Python comparing array to zero faster than np.any(array)-CodePudding

I want to test whether all elements of an array are zero. According to the StackOverflow posts Test if numpy array contains only zeros and https://stackoverflow.com/a/72976775/5269892, compared to (array == 0).all(), not array.any() should be the both most memory-efficient and fastest method.

I tested the performance with a random-number floating array, see below. Somehow though, at least for the given array size, not array.any() and even casting the array to boolean type appear to be slower than (array == 0).all(). How comes?

np.random.seed(100)
a = np.random.rand(10418*144)

%timeit (a == 0)
%timeit (a == 0).all()
%timeit a.astype(bool)
%timeit a.any()
%timeit not a.any()

# 711 µs ± 192 ns per loop (mean ± std. dev. of 7 runs, 1000 loops each)
# 740 µs ± 1.38 µs per loop (mean ± std. dev. of 7 runs, 1000 loops each)
# 1.69 ms ± 587 ns per loop (mean ± std. dev. of 7 runs, 1000 loops each)
# 1.71 ms ± 1.31 µs per loop (mean ± std. dev. of 7 runs, 1000 loops each)
# 1.71 ms ± 2.05 µs per loop (mean ± std. dev. of 7 runs, 1000 loops each)

CodePudding user response：

The problem is due to the first two operations being vectorized using SIMD instructions while the three last are not. More specifically, the three last calls do an implicit conversion to bool (_aligned_contig_cast_double_to_bool) which is not yet vectorized. This is a known issue and I have already proposed a pull request for this (which revealed some unexpected issues due to undefined behaviors now fixed). If everything is fine, it should be available in the next major release of Numpy.

Note that a.any() and not a.any() implicitly perform a cast to an array of boolean so to then perform the any operation faster.
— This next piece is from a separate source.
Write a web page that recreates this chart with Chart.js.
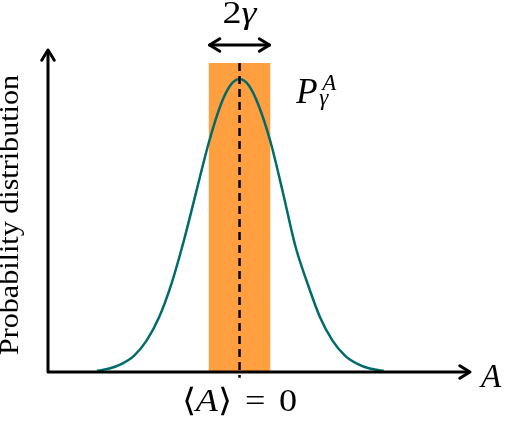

This is not very efficient, but this is done that way so to reduce the number of generated function variants (Numpy is written in C and so a different implementation has to be generated for each type and optimizing many variants is hard so we prefer so perform implicit casts here, not to mention that this also reduce the size of the generated binaries). If this is not enough, not you can use Cython so to generate a faster specific optimized code.